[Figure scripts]
..........

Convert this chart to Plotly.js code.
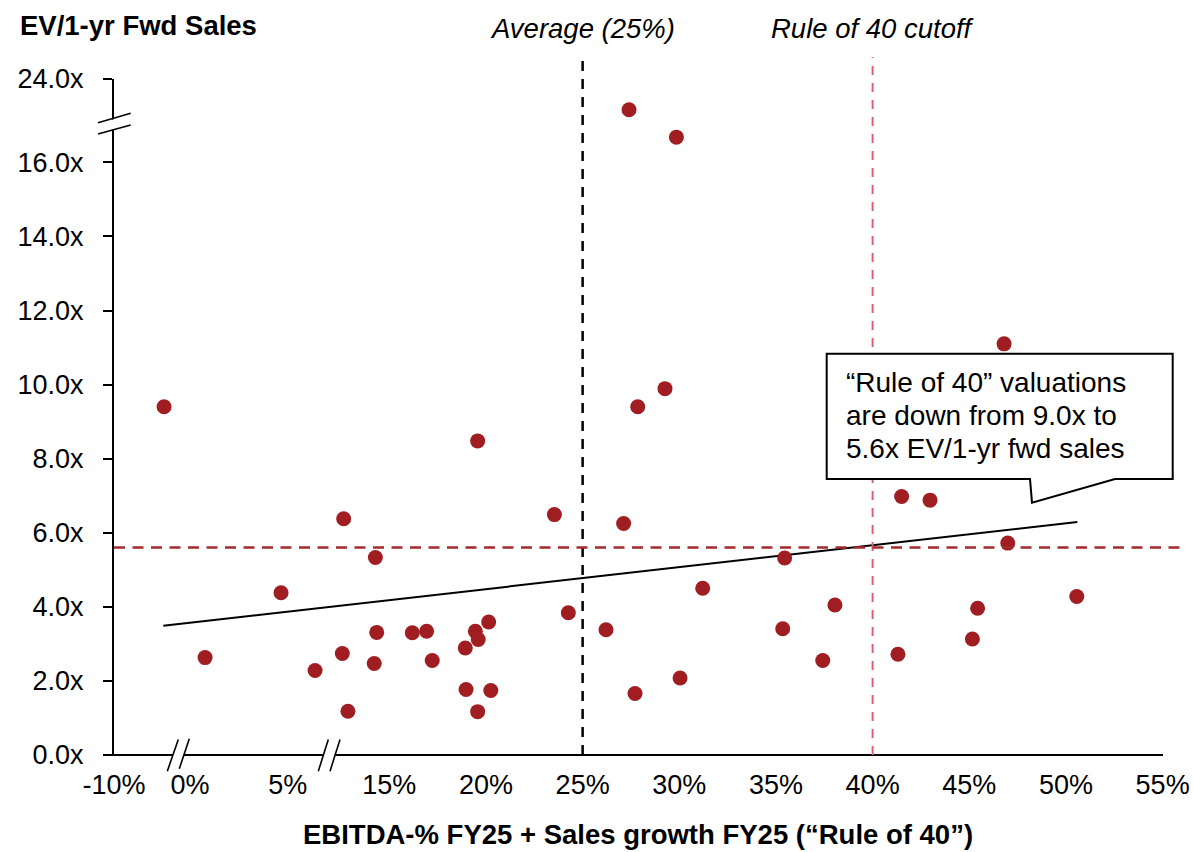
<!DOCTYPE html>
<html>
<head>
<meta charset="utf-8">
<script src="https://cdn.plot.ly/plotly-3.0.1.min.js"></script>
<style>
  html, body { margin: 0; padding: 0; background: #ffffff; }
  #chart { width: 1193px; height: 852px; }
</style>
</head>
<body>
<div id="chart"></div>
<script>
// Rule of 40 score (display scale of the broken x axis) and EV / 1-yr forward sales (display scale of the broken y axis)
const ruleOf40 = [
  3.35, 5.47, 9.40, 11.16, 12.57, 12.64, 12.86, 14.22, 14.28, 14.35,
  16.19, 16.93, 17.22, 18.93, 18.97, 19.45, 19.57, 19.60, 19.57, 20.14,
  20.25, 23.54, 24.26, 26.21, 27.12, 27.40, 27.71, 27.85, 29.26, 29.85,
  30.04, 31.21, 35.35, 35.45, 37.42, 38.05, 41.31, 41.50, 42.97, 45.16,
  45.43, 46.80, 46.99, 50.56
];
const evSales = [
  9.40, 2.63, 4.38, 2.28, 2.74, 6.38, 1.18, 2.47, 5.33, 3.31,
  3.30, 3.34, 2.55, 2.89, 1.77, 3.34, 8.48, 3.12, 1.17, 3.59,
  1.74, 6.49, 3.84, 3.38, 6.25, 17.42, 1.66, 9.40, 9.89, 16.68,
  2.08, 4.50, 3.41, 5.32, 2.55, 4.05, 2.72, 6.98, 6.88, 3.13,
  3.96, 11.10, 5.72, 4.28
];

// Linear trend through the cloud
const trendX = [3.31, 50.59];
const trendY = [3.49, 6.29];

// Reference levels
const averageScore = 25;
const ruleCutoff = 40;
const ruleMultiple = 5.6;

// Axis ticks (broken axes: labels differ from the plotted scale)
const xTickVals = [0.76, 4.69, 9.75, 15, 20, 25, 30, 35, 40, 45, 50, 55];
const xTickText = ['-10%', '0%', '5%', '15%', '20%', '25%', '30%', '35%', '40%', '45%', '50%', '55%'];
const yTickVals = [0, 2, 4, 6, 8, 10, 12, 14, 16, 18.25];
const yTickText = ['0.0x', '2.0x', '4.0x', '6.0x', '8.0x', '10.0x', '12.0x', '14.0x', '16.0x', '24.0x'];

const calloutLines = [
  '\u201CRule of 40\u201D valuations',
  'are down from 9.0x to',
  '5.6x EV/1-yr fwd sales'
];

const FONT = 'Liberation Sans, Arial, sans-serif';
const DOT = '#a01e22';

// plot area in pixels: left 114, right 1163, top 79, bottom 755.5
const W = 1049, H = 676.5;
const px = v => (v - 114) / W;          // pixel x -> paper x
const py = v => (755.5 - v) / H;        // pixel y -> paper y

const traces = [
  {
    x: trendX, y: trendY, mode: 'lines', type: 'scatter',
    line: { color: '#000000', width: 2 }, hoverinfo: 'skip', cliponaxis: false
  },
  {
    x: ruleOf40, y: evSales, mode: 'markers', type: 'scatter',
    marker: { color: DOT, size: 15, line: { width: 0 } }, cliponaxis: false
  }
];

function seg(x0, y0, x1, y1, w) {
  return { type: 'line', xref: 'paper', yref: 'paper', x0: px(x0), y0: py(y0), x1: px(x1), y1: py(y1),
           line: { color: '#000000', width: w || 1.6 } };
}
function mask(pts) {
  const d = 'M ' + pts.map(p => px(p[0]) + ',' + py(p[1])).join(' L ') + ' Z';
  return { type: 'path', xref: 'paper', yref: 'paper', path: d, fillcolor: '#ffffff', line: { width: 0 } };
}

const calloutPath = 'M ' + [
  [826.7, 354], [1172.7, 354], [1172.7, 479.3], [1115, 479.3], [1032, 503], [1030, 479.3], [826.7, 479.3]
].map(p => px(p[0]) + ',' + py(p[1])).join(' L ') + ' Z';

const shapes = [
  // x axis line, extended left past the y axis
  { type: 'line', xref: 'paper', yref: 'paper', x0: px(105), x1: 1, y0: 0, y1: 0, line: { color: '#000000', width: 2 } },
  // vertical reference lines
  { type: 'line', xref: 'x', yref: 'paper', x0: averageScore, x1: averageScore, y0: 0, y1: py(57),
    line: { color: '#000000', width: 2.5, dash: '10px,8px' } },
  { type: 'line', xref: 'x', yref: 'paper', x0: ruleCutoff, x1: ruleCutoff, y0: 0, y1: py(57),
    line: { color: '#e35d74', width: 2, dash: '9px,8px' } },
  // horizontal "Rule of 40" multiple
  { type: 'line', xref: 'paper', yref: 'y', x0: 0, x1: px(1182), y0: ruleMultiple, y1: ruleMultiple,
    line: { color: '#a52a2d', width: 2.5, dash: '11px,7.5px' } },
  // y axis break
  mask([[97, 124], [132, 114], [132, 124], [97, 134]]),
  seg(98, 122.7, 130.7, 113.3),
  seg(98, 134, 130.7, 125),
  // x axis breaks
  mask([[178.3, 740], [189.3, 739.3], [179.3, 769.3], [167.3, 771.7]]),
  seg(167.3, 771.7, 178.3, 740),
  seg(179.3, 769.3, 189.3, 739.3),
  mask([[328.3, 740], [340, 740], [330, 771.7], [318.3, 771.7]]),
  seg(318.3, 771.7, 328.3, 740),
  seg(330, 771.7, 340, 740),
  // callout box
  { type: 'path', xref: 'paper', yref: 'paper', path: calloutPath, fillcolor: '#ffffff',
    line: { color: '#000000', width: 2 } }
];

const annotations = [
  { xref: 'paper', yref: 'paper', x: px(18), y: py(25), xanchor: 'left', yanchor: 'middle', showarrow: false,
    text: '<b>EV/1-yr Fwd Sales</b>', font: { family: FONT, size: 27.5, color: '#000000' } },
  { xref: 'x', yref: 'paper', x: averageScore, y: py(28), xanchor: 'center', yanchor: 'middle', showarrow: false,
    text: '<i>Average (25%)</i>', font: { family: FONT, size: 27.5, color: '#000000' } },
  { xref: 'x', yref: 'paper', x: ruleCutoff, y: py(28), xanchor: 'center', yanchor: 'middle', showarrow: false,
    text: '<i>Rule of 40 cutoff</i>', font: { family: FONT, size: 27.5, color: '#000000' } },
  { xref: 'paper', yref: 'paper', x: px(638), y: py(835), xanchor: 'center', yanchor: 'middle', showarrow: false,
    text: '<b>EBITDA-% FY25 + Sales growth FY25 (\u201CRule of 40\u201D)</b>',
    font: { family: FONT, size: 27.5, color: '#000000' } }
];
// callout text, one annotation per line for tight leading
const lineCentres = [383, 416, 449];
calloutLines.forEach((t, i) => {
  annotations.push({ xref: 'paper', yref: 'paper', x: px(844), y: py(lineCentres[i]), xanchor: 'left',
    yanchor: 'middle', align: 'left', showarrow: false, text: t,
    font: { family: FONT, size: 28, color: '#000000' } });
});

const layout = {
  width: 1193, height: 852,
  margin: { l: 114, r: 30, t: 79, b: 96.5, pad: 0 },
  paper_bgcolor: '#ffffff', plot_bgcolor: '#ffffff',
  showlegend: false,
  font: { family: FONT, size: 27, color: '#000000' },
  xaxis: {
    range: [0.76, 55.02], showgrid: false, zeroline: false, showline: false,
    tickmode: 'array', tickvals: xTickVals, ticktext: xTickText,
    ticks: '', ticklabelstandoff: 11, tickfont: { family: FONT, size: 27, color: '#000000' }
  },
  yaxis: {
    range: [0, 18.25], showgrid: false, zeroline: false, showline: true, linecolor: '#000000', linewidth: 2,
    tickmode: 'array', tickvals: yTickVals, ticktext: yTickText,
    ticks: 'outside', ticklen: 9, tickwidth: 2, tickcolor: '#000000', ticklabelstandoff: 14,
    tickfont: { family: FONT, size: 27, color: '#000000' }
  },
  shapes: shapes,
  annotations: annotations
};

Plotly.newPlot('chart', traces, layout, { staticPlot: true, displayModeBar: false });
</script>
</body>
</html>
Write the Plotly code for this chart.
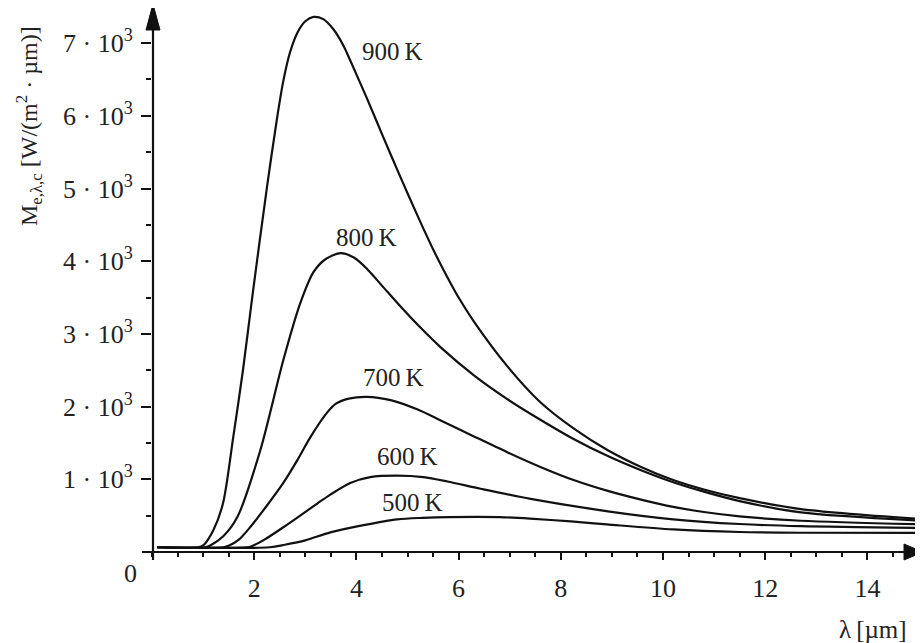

..........

## Goal of the exercise
Determine the number of lines containing "this". Write only that number.

## Task response
2